Closed sulir closed 3 years ago
@sulir if you remember this ticket, what did you mean by "this style should allow less strict ambiguity detection"? Thanks
I cannot remember exactly, but probably it is related to cases such as this one:
rule = "a": 0000 |
"b": 00 subrule(2);
The recognition would be performed in the order defined in the file, so if some variant matches, the generated return
statement is executed and the rest of the variants is not tested.
But the approach may have some shortcomings, and maybe I am confounding this with some other idea, it was a long time ago.
Hm, this actually reminds me the problem I explained in #34 . E.g., the following example:
instruction = "JMP": line(5) ignore8(8) 000 ignore16(16) |
"JPR": line(5) ignore8(8) 100 ignore16(16) |
"DATA": data(32);
will fail with ambiguity detected, even if I want not to fail. My expectation (and the feature proposal in #34) is that it would try the instructions and only if those are not matched, then the last "branch" - "DATA" will be matched.
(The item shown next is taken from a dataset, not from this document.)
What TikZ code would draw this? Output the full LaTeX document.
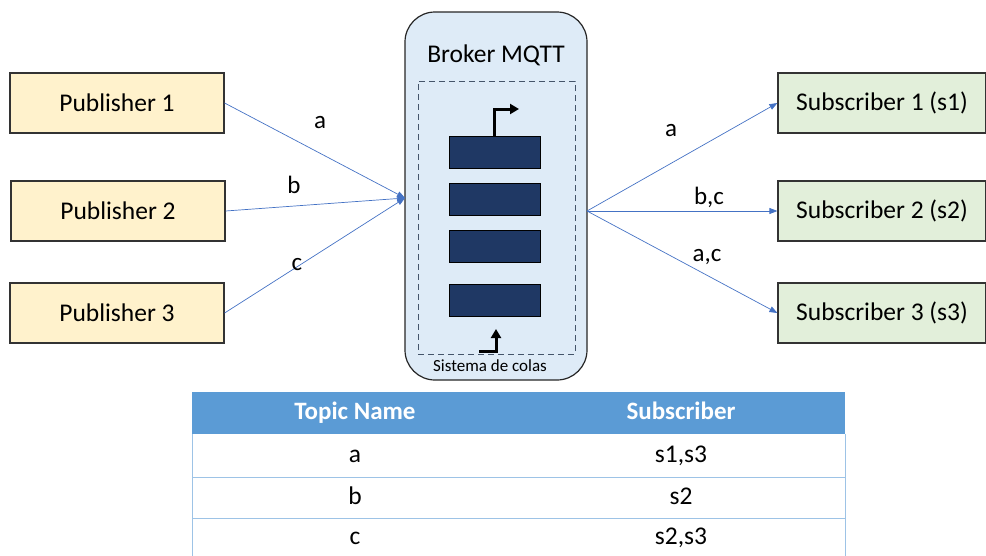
\documentclass[tikz,border=0pt]{standalone}
\usepackage{fontspec}
\setmainfont{Carlito}
\usetikzlibrary{arrows.meta}
\definecolor{pubfill}{HTML}{FFF2CC}
\definecolor{subfill}{HTML}{E2EFDA}
\definecolor{brokfill}{HTML}{DEEBF7}
\definecolor{conn}{HTML}{4472C4}
\definecolor{qbar}{HTML}{1F3864}
\definecolor{dashc}{HTML}{44546A}
\definecolor{thead}{HTML}{5B9BD5}
\definecolor{tline}{HTML}{9DC3E6}
\tikzset{
  box/.style={draw=black!80, line width=1.2pt, minimum width=214pt, minimum height=60pt, inner sep=0pt, font=\fontsize{25.5}{30}\selectfont},
  pub/.style={box, fill=pubfill},
  sub/.style={box, fill=subfill, minimum width=208pt},
  qbarst/.style={draw=black, line width=1pt, fill=qbar, minimum width=91pt, minimum height=32pt, inner sep=0pt},
  conn/.style={draw=conn, line width=0.7pt, -{Triangle[length=8pt,width=6pt]}},
  lbl/.style={font=\fontsize{25}{28}\selectfont, inner sep=1pt},
  qarrow/.style={draw=black, line width=3pt, -{Triangle[length=9pt,width=10pt]}},
  tcell/.style={minimum width=326pt, inner sep=0pt, text height=17pt, text depth=5pt, font=\fontsize{25.5}{28}\selectfont},
}
\begin{document}
\begin{tikzpicture}[x=1pt,y=-1pt]
\useasboundingbox (0,0) rectangle (986,555);
\clip (0,0) rectangle (986,555);
% publishers
\node[pub] (p1) at (117,103) {Publisher 1};
\node[pub] (p2) at (118,211) {Publisher 2};
\node[pub] (p3) at (117,313) {Publisher 3};
% subscribers
\node[sub] (s1) at (882,103) {Subscriber 1 (s1)};
\node[sub] (s2) at (882,211) {Subscriber 2 (s2)};
\node[sub] (s3) at (882,313) {Subscriber 3 (s3)};
% broker
\node[draw=black!85, line width=1.2pt, fill=brokfill, rounded corners=30pt, minimum width=182pt, minimum height=368pt, inner sep=0pt] (broker) at (496,196) {};
\node[font=\fontsize{25.5}{30}\selectfont] (btitle) at (496,55) {Broker MQTT};
\node[draw=dashc, dashed, line width=1pt, dash pattern=on 6pt off 4pt, minimum width=157pt, minimum height=273pt, inner sep=0pt] (queue) at (496.5,217.5) {};
\node[font=\fontsize{17}{20}\selectfont] (qlabel) at (490,366) {Sistema de colas};
\node[qbarst] (q1) at (494.5,152) {};
\node[qbarst] (q2) at (494.5,199) {};
\node[qbarst] (q3) at (494.5,246) {};
\node[qbarst] (q4) at (494.5,300) {};
\coordinate (qoutend) at (519,109);
\coordinate (qinstart) at (479,351);
\coordinate (qinend) at (496,329);
\draw[qarrow] (q1.north) |- (qoutend);
\draw[qarrow] (qinstart) -| (qinend);
% connectors
\coordinate (bin) at (405,198);
\coordinate (bout) at (587,211);
\draw[conn] (p1.east) -- (bin);
\draw[conn] (p2.east) -- (bin);
\draw[conn] (p3.east) -- (bin);
\draw[conn] (bout) -- (s1.west);
\draw[conn] (bout) -- (s2.west);
\draw[conn] (bout) -- (s3.west);
\node[lbl] (la) at (320,123) {a};
\node[lbl] (lb) at (294,185) {b};
\node[lbl] (lc) at (297,265) {c};
\node[lbl] (ra) at (671,131) {a};
\node[lbl] (rbc) at (709,197) {b,c};
\node[lbl] (rac) at (707,257) {a,c};
% table
\fill[thead] (192,392) rectangle (845,434);
\draw[tline, line width=0.8pt] (192,434) -- (192,560) (845,434) -- (845,560);
\draw[tline, line width=0.8pt] (192,477) -- (845,477) (192,518) -- (845,518);
\node[tcell, text=white, font=\fontsize{25}{28}\selectfont\bfseries] (h1) at (355,413) {Topic Name};
\node[tcell, text=white, font=\fontsize{25}{28}\selectfont\bfseries] (h2) at (681,413) {Subscriber};
\node[tcell] (r1a) at (355,456) {a};
\node[tcell] (r1b) at (681,456) {s1,s3};
\node[tcell] (r2a) at (355,498) {b};
\node[tcell] (r2b) at (681,498) {s2};
\node[tcell] (r3a) at (355,538) {c};
\node[tcell] (r3b) at (681,538) {s2,s3};
\end{tikzpicture}
\end{document}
One solution as explained in #34 is to support multiple root rules, which will allow kind-of mixing the current style with "return-style" of the root rules:
root instruction, data;
instruction = "JMP": line(5) ignore8(8) 000 ignore16(16) |
"JPR": line(5) ignore8(8) 100 ignore16(16);
data = "DATA": data(32);
but on the other hand it is a grammar change. I actually like that the current style detects the ambiguity because I think in most of the cases it's the mistake of a programmer (I've run into many such issues and it was always my error). So I think it would be shame if we lost this capability by expanding the return-style in general.
I guess the proposal in #34 solves this best as far as I can see.
Therefore I propose to close this ticket...
OK.
There exists an another possible style of generated decoder code, which uses the
return
statement after a variant is successfully recognized and throws an exception at the end of each rule. Thedefault
branches are not used at all.This style should allow less strict ambiguity detection and the performance could be improved. However, it would bring some new issues which must be concerned, e.g. the instruction length recognition would be more difficult.